As with the running backs we weren't able to see much from the tight ends given the offense ran a lot of four-wide sets. As previously mentioned, Ebron worked with the wide receivers, but Clemson verbal Eric MacLain was on hand. In fact, MacLain spent time at defensive end due to the lack of reps for tight ends. The state's other big-time tight end recruit, Charlotte Ardrey Kell's Drew Owens, was also invited. Owens has a big-time frame and physically looks the part of a high-major tight end prospect. He ran a few reps out of the slot, but we didn't see any passes thrown his way. He currently holds double-digit offers and has NC State in his top five.
As a group the offensive linemen performed well during one-on-ones. UNC commitment Jarrod James, Wake Forest verbal Dylan Intemann, and high-major target Joe Gore were the biggest names in attendance, and all three had their moments.
James and Gore worked mainly at left tackle, but both are at different stages of development. James is developed physically and mauls defensive linemen. He had some trouble with quickness off the edge but did a good job once he was able to lock up his defender.
Gore is still developing physically and can add a lot of weight, but he is much more longer than James and has the physical attributes you look for in an offensive line recruit, even though most schools are recruiting him to play defensive end. Intemann's probably the furthest along of the three, as he's developed physically (and can get even bigger), but was better technique-wise and has good feet for a big man.

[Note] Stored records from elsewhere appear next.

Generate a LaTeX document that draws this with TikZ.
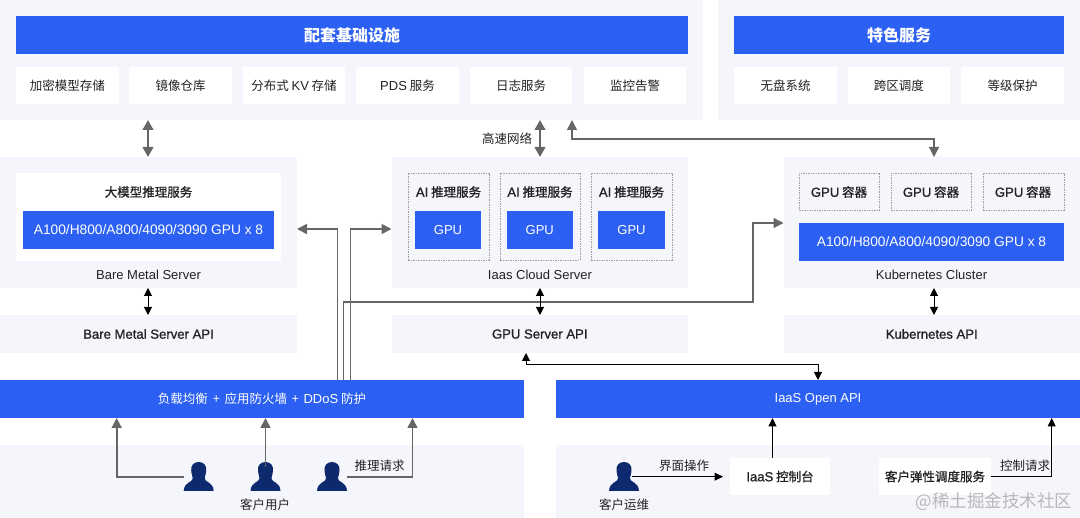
\documentclass[tikz,border=0pt]{standalone}
\usepackage{fontspec}
\setmainfont{Noto Sans CJK SC}
\newfontfamily\lat{Liberation Sans}[Scale=1.04]
\newfontfamily\latg{Liberation Sans}[Scale=1.1]
\newfontfamily\latm{Liberation Sans}[Scale=1.05,FakeBold=1]
\newfontfamily\cjkm{Noto Sans CJK SC}[FakeBold=1]
\usetikzlibrary{arrows.meta}
\definecolor{panelc}{HTML}{F4F6FB}
\definecolor{bluec}{HTML}{2C60F2}
\definecolor{navyc}{HTML}{0E2A6E}
\definecolor{grayc}{HTML}{666666}
\definecolor{darkc}{HTML}{222222}
\newcommand{\bx}[7]{%
  \pgfmathsetmacro{\cxa}{(#3+#5)/2}\pgfmathsetmacro{\cya}{(#4+#6)/2}%
  \pgfmathsetmacro{\wa}{#5-#3}\pgfmathsetmacro{\ha}{#6-#4}%
  \node[#2,minimum width=\wa pt,minimum height=\ha pt] (#1) at (\cxa,\cya) {#7};}
\newcommand{\person}[2]{%
  \node[inner sep=0pt,minimum width=30pt,minimum height=29pt] (#1) at (#2,476.5) {};
  \fill[navyc,shift={(#2,476.5)}] (0,-14.5) .. controls (5,-14.5) and (8,-11) .. (7.5,-6)
    .. controls (7.2,-2) and (6,0) .. (6,2) .. controls (6,6) and (14.5,5) .. (15,14.5)
    -- (-15,14.5) .. controls (-14.5,5) and (-6,6) .. (-6,2)
    .. controls (-6,0) and (-7.2,-2) .. (-7.5,-6) .. controls (-8,-11) and (-5,-14.5) .. (0,-14.5) -- cycle;}
\tikzset{
  base/.style={inner sep=0pt,outer sep=0pt,font=\fontsize{12.5}{15}\selectfont,text=darkc},
  panel/.style={base,fill=panelc},
  whitebox/.style={base,fill=white},
  bluebar/.style={base,fill=bluec,text=white},
  titlebar/.style={bluebar,font=\fontsize{16}{19}\selectfont\bfseries},
  dashbox/.style={base,draw=gray!75,line width=0.7pt,dash pattern=on 1.5pt off 1pt},
  strong/.style={base,font=\fontsize{12.5}{15}\cjkm\selectfont},
  lbl/.style={base,fill=none},
  thickarr/.style={draw=grayc,line width=2.4pt,{Triangle[length=10pt,width=10.5pt]}-{Triangle[length=10pt,width=10.5pt]}},
  grayarr/.style={draw=grayc,line width=1.3pt,-{Triangle[length=10pt,width=10pt]}},
  graymain/.style={grayarr,line width=1.7pt},
  gray2arr/.style={draw=grayc,line width=1.3pt,{Triangle[length=10pt,width=10pt]}-{Triangle[length=10pt,width=10pt]}},
  blackdbl/.style={draw=black,line width=1pt,{Triangle[length=8pt,width=8pt]}-{Triangle[length=8pt,width=8pt]}},
  blackarr/.style={draw=black,line width=1pt,-{Triangle[length=8.5pt,width=8pt]}},
}
\begin{document}
\begin{tikzpicture}[x=1pt,y=-1pt]
\useasboundingbox (0,0) rectangle (1080,518);
% top panels
\bx{infra}{panel}{0}{0}{703}{120}{}
\bx{feat}{panel}{718}{0}{1080}{120}{}
\bx{infrabar}{titlebar}{16}{16}{688}{54}{配套基础设施}
\bx{featbar}{titlebar}{734}{16}{1064}{54}{特色服务}
\bx{i1}{whitebox}{16}{67}{119}{104}{加密模型存储}
\bx{i2}{whitebox}{129}{67}{232}{104}{镜像仓库}
\bx{i3}{whitebox}{243}{67}{345}{104}{分布式 {\lat KV} 存储}
\bx{i4}{whitebox}{356}{67}{459}{104}{{\lat PDS} 服务}
\bx{i5}{whitebox}{470}{67}{572}{104}{日志服务}
\bx{i6}{whitebox}{584}{67}{686}{104}{监控告警}
\bx{f1}{whitebox}{734}{67}{837}{104}{无盘系统}
\bx{f2}{whitebox}{847.5}{67}{950}{104}{跨区调度}
\bx{f3}{whitebox}{961}{67}{1064}{104}{等级保护}
% bare metal
\bx{bm}{panel}{0}{157}{297}{288}{}
\bx{bmw}{whitebox}{16}{173}{281}{261}{}
\node[strong] (bmt) at (148.5,192) {大模型推理服务};
\bx{bmg}{bluebar}{23}{211}{274}{249}{\latg A100/H800/A800/4090/3090 GPU x 8}
\node[lbl] (bml) at (148.5,275) {\lat Bare Metal Server};
\bx{bmapi}{panel}{0}{315}{297}{353}{\latm Bare Metal Server API}
% iaas
\bx{ia}{panel}{391.5}{157}{688}{288}{}
\bx{d1}{dashbox}{408}{173}{489}{260}{}
\bx{d2}{dashbox}{500}{173}{580}{260}{}
\bx{d3}{dashbox}{591}{173}{672}{260}{}
\node[strong] (t1) at (448.5,192) {{\latm AI} 推理服务};
\node[strong] (t2) at (540,192) {{\latm AI} 推理服务};
\node[strong] (t3) at (631.5,192) {{\latm AI} 推理服务};
\bx{g1}{bluebar}{415}{211}{481}{249}{\lat GPU}
\bx{g2}{bluebar}{506.5}{211}{573}{249}{\lat GPU}
\bx{g3}{bluebar}{598}{211}{665}{249}{\lat GPU}
\node[lbl] (ial) at (540,275) {\lat Iaas Cloud Server};
\bx{iaapi}{panel}{391.5}{315}{688}{353}{\latm GPU Server API}
% k8s
\bx{k}{panel}{783.5}{157}{1080}{288}{}
\bx{c1}{dashbox}{799}{173}{879.5}{210}{}
\bx{c2}{dashbox}{891}{173}{971.5}{210}{}
\bx{c3}{dashbox}{983}{173}{1064}{210}{}
\node[strong] (ct1) at (839,192) {{\latm GPU} 容器};
\node[strong] (ct2) at (931,192) {{\latm GPU} 容器};
\node[strong] (ct3) at (1023,192) {{\latm GPU} 容器};
\bx{kg}{bluebar}{799}{223}{1064}{261}{\latg A100/H800/A800/4090/3090 GPU x 8}
\node[lbl] (kl) at (931.5,275) {\lat Kubernetes Cluster};
\bx{kapi}{panel}{783.5}{315}{1080}{353}{\latm Kubernetes API}
% bottom
\bx{lb}{bluebar}{0}{380}{524}{418}{负载均衡\hspace{2pt} + \hspace{2pt}应用防火墙\hspace{2pt} + \hspace{2pt}{\lat DDoS} 防护}
\bx{open}{bluebar}{556}{380}{1080}{418}{\lat IaaS Open API}
\bx{users}{panel}{0}{445}{524}{518}{}
\bx{ops}{panel}{556}{445}{1080}{518}{}
\person{p1}{198.7}
\person{p2}{265.5}
\person{p3}{332}
\person{p4}{624}
\node[lbl] (ul) at (265,505) {客户用户};
\node[lbl] (ol) at (624,505) {客户运维};
\bx{con}{whitebox}{730}{458}{830}{495}{{\latm IaaS} {\cjkm 控制台}}
\bx{sch}{strong,fill=white}{879}{458}{991}{495}{客户弹性调度服务}
% routing coordinates
\coordinate (x148) at (148,0);
\coordinate (x540) at (540,0);
\coordinate (x572) at (572,139);
\coordinate (x934) at (934,139);
\coordinate (xa) at (337.5,229);
\coordinate (xb) at (350.5,229);
\coordinate (xc) at (343.7,302);
\coordinate (xd) at (753,302);
\coordinate (xe) at (753,223);
\coordinate (xf) at (526,365);
\coordinate (xg) at (818,365);
\coordinate (xh) at (116.7,476.7);
\coordinate (xi) at (412.5,476.7);
\coordinate (xj) at (772.5,0);
\coordinate (xk) at (1051.7,476.7);
% connectors
\draw[thickarr] (infra.south -| x148) -- (bm.north -| x148);
\draw[thickarr] (infra.south -| x540) -- (ia.north -| x540);
\node[lbl,anchor=east] (net) at (532,139) {高速网络};
\draw[gray2arr] (infra.south -| x572) -- (x572) -- (x934) -- (k.north -| x934);
\draw[graymain] (lb.north -| xa) -- (xa) -- (xa -| bm.east);
\draw[graymain] (lb.north -| xb) -- (xb) -- (xb -| ia.west);
\draw[grayarr] (lb.north -| xc) -- (xc) -- (xd) -- (xe) -- (xe -| k.west);
\draw[blackdbl] (bm.south -| x148) -- (bmapi.north -| x148);
\draw[blackdbl] (ia.south -| x540) -- (iaapi.north -| x540);
\draw[blackdbl] (k.south -| x934) -- (kapi.north -| x934);
\draw[blackdbl] (iaapi.south -| xf) -- (xf) -- (xg) -- (open.north -| xg);
\draw[graymain] (xh -| p1.west) -- (xh) -- (lb.south -| xh);
\draw[graymain] ([yshift=-5pt]p2.north) -- (lb.south -| p2.north);
\draw[graymain] (xi -| p3.east) -- (xi) -- (lb.south -| xi);
\node[lbl] (req) at (379.5,465.7) {推理请求};
\draw[blackarr] ([xshift=-7pt]p4.east |- xi) -- ([xshift=-7pt]con.west |- xi);
\node[lbl] (uiop) at (684,465.7) {界面操作};
\draw[blackarr] (con.north -| xj) -- (open.south -| xj);
\draw[blackarr] (sch.east |- xk) -- (xk) -- (open.south -| xk);
\node[lbl] (ctrl) at (1025,465.7) {控制请求};
\node[lbl,text=black!28,font=\fontsize{17.5}{20}\selectfont] (wm) at (994,502) {@稀土掘金技术社区};
\end{tikzpicture}
\end{document}
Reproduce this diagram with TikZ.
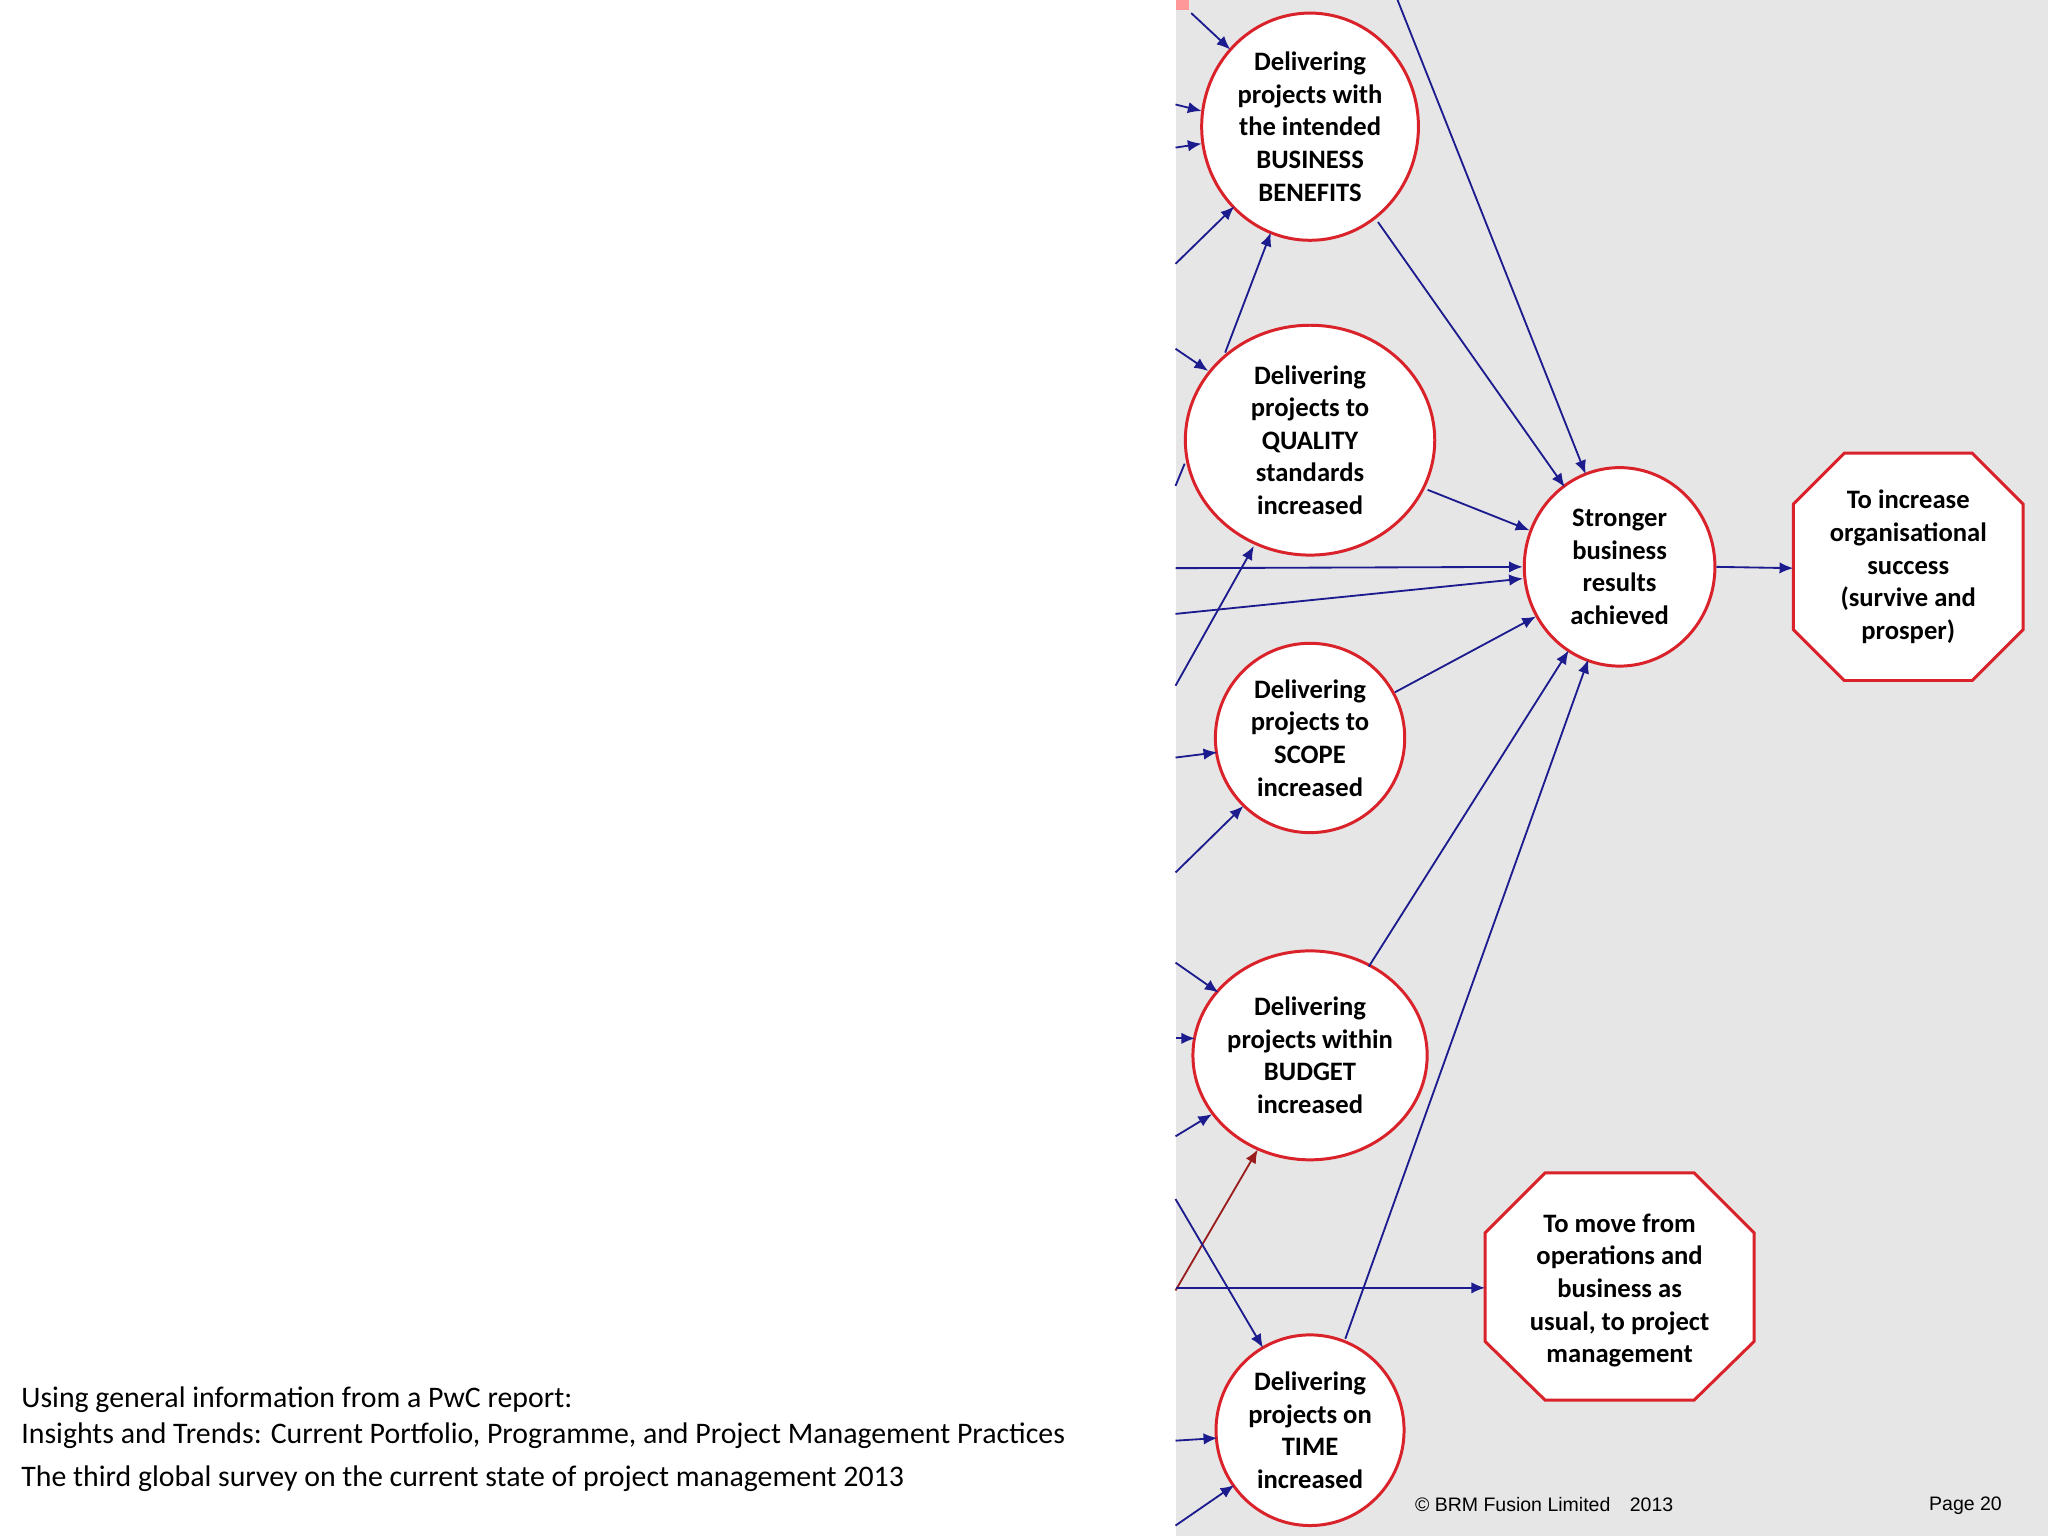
\documentclass[tikz,border=0pt]{standalone}
\usepackage{fontspec}
\setmainfont{Carlito}
\newfontfamily\arialf{Liberation Sans}
\usetikzlibrary{arrows.meta,shapes.geometric}
\definecolor{nav}{HTML}{1C1C8E}
\definecolor{dred}{HTML}{9A1E1E}
\definecolor{bord}{HTML}{D9222A}
\definecolor{panel}{HTML}{E6E6E6}
\tikzset{
 x=0.02cm,y=-0.02cm,
 circ/.style={ellipse,draw=bord,line width=1.3pt,fill=white,align=center,font=\bfseries\fontsize{11.6}{14.2}\selectfont,inner sep=0pt},
 oct/.style={draw=bord,line width=1.3pt,fill=white},
 octtext/.style={align=center,font=\bfseries\fontsize{11.6}{14.2}\selectfont},
 ar/.style={draw=nav,line width=0.8pt,-{Latex[length=6pt,width=5pt]}},
 arr/.style={draw=dred,line width=0.8pt,-{Latex[length=6pt,width=5pt]}},
}
\begin{document}
\begin{tikzpicture}
\useasboundingbox (0,0) rectangle (1568,1176);
\fill[white] (0,0) rectangle (1568,1176);
\fill[panel] (900,0) rectangle (1568,1176);
\fill[red!40] (900,0) rectangle (910,8);
\foreach \n/\x/\y in {a1/912/10,a2/900/80,a3/900/113,a4/900/202,a5/900/267,a6/900/435,a7/900/470,a8/900/525,a9/900/580,a10/900/668,a11/900/737,a12/900/795,a13/900/870,a14/900/988,a15/900/986,a16/900/918,a17/900/1103,a18/900/1168,a19/1070/0,a20/900/372,a21/907/355,
  e1/942/38,e2/920/85,e3/920/110,e4/945/158,e5/925/284,e8/960/418,e9/932/576,e10/952/617,e11/933/760,e12/915/795,e13/928/853,e14/963/880,e16/967/1032,e17/932/1101,e18/945/1137,
  s1/938/270,t1/973/178,s2/1055/170,t2/1198/373,s3/1093/375,t3/1171/406,s4/1068/530,t4/1176/472,s5/1048/740,t5/1201/498,s6/1030/1025,t6/1216/505,t19/1214/363,t7/1166/443}
  \coordinate (\n) at (\x,\y);
\path[oct] (1412,347)--(1510,347)--(1549,386)--(1549,482)--(1510,521)--(1412,521)--(1373,482)--(1373,386)--cycle;
\node[octtext] (O1) at (1461,434) {To increase\\organisational\\success\\(survive and\\prosper)};
\coordinate (O1w) at (1373,435);
\path[oct] (1183,898)--(1297,898)--(1343,944)--(1343,1027)--(1297,1072)--(1183,1072)--(1137,1027)--(1137,944)--cycle;
\node[octtext] (O2) at (1240,988) {To move from\\operations and\\business as\\usual, to project\\management};
\coordinate (O2w) at (1137,986);
\node[circ,minimum width=3.32cm,minimum height=3.48cm] (BBc) at (1003,97) {Delivering\\projects with\\the intended\\BUSINESS\\BENEFITS};
\node[circ,minimum width=3.82cm,minimum height=3.52cm] (Q) at (1003,337) {Delivering\\projects to\\QUALITY\\standards\\increased};
\node[circ,minimum width=2.9cm,minimum height=2.9cm] (S) at (1003,565) {Delivering\\projects to\\SCOPE\\increased};
\node[circ,minimum width=3.56cm,minimum height=3.2cm] (B) at (1003,808) {Delivering\\projects within\\BUDGET\\increased};
\node[circ,minimum width=2.88cm,minimum height=2.92cm] (T) at (1003,1095) {Delivering\\projects on\\TIME\\increased};
\node[circ,minimum width=2.92cm,minimum height=3.04cm] (R) at (1240,434) {Stronger\\business\\results\\achieved};
\draw[ar] (a1) -- (e1);
\draw[ar] (a2) -- (e2);
\draw[ar] (a3) -- (e3);
\draw[ar] (a4) -- (e4);
\draw[ar] (s1) -- (t1);
\draw[ar] (a5) -- (e5);
\draw[draw=nav,line width=0.8pt] (a20) -- (a21);
\draw[ar] (a6) -- (R.west);
\draw[ar] (a7) -- (t7);
\draw[ar] (a8) -- (e8);
\draw[ar] (a9) -- (e9);
\draw[ar] (a10) -- (e10);
\draw[ar] (a11) -- (e11);
\draw[ar] (a12) -- (e12);
\draw[ar] (a13) -- (e13);
\draw[arr] (a14) -- (e14);
\draw[ar] (a15) -- (O2w);
\draw[ar] (a16) -- (e16);
\draw[ar] (a17) -- (e17);
\draw[ar] (a18) -- (e18);
\draw[ar] (a19) -- (t19);
\draw[ar] (s2) -- (t2);
\draw[ar] (s3) -- (t3);
\draw[ar] (s4) -- (t4);
\draw[ar] (s5) -- (t5);
\draw[ar] (s6) -- (t6);
\draw[ar] (R.east) -- (O1w);
\node[anchor=west,font=\fontsize{13}{15}\selectfont,inner sep=0pt] (x1) at (16,1072) {Using general information from a PwC report:};
\node[anchor=west,font=\fontsize{13}{15}\selectfont,inner sep=0pt] (x2) at (16,1099) {Insights and Trends: Current Portfolio, Programme, and Project Management Practices};
\node[anchor=west,font=\fontsize{13}{15}\selectfont,inner sep=0pt] (x3) at (16,1132) {The third global survey on the current state of project management 2013};
\node[anchor=west,font=\arialf\fontsize{8.5}{10}\selectfont,inner sep=0pt] (f1) at (1083,1152) {© BRM Fusion Limited\quad 2013};
\node[anchor=east,font=\arialf\fontsize{8.5}{10}\selectfont,inner sep=0pt] (f2) at (1533,1153) {Page 20};
\end{tikzpicture}
\end{document}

In our opinion, Greensboro Page guard Will Foxx was the top lineman during drills and one-on-ones. Foxx plays with good leverage and technique, and he displays a nasty streak you love seeing in linemen. He consistently would lock up with his defender and it would be over. A talker, he let everyone know that he wasn't getting beat and went out and backed up his words. Great effort on the day and was one of the top offensive performers overall. Foxx holds an offer from East Carolina but should land more assuming he attends some college camps this summer.